* Given instruction: Which lines in the records below contain the word "this"? Copy each one out.

* Material supplied:
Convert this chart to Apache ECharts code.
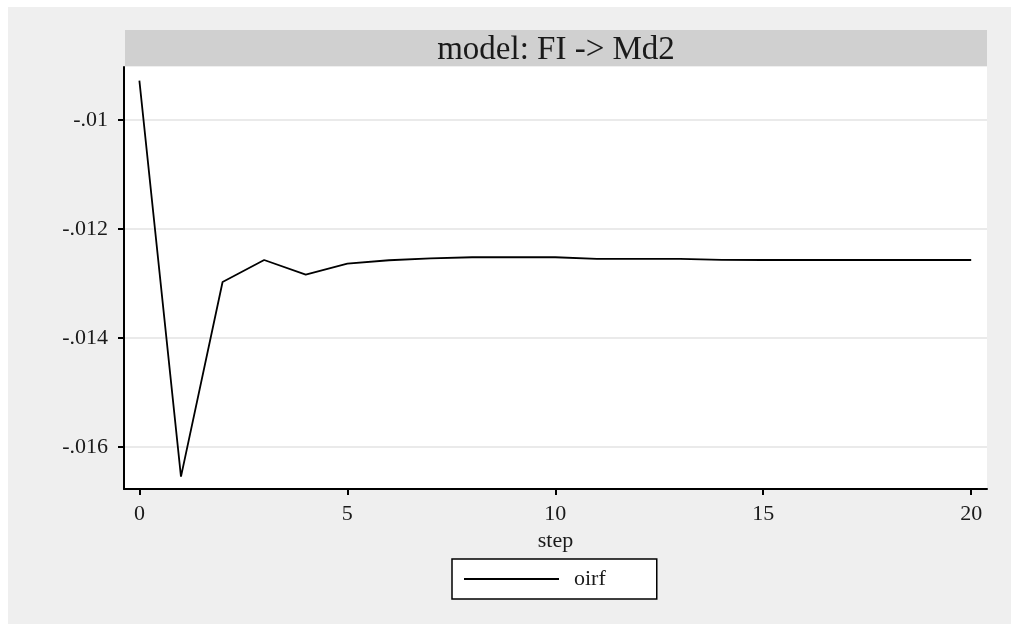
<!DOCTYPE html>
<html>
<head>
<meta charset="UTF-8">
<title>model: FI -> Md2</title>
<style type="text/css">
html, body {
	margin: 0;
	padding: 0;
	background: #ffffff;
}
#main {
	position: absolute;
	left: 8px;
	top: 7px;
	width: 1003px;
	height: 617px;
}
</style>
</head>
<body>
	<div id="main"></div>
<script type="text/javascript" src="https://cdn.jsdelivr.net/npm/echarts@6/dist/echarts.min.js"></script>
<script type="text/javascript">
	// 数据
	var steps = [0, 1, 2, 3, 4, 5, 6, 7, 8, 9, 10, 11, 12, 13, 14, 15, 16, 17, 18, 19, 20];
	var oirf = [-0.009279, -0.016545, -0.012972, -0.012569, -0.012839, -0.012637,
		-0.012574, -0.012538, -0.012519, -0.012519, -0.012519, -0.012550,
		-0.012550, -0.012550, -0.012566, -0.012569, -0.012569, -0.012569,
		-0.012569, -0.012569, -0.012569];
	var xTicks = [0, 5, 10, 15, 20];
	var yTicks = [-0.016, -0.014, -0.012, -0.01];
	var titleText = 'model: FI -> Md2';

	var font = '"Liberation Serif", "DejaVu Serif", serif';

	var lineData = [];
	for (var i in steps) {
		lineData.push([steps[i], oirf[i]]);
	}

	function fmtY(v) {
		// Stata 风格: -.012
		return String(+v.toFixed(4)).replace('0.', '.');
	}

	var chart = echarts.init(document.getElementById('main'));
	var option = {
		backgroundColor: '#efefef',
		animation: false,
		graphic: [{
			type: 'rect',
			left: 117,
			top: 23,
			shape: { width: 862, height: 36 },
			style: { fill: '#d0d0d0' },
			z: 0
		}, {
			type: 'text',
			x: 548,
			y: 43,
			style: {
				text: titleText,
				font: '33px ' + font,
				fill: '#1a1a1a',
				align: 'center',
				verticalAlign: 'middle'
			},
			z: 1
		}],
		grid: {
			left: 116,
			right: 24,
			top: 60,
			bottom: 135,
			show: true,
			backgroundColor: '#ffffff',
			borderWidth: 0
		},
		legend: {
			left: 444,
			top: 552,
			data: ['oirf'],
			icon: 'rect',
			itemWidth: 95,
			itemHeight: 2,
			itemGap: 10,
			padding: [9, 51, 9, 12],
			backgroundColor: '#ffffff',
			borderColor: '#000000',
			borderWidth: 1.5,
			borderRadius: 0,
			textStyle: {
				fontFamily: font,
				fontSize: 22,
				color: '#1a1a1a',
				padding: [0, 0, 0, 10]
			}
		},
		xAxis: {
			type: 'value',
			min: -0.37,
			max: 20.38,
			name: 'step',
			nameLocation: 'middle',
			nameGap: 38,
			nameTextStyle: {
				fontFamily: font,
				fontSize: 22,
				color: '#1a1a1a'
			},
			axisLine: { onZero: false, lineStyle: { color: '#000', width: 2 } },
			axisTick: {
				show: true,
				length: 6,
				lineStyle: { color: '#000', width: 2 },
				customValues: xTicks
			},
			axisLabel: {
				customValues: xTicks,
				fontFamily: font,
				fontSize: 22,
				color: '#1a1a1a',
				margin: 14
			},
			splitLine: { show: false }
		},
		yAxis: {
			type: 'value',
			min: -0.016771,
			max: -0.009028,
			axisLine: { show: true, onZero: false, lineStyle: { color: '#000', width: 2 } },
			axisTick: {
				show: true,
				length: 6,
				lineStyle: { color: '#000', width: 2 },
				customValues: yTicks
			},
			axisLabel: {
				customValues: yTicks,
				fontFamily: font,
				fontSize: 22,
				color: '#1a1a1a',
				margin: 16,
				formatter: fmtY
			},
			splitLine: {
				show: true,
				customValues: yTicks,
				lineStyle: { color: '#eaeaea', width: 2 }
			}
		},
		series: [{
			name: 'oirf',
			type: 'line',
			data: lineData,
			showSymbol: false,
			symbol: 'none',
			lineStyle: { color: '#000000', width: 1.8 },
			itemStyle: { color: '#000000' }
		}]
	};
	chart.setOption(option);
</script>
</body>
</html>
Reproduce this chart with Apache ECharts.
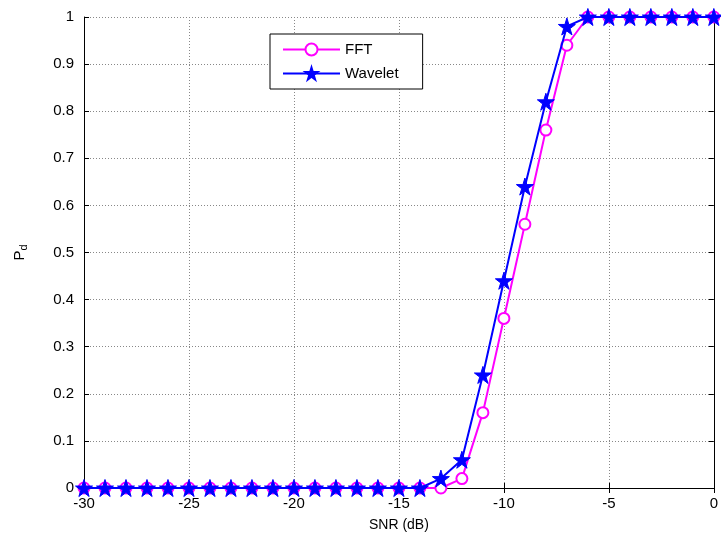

* Expected answer:
Convert this chart to Apache ECharts code.
Reproduce this chart with Apache ECharts.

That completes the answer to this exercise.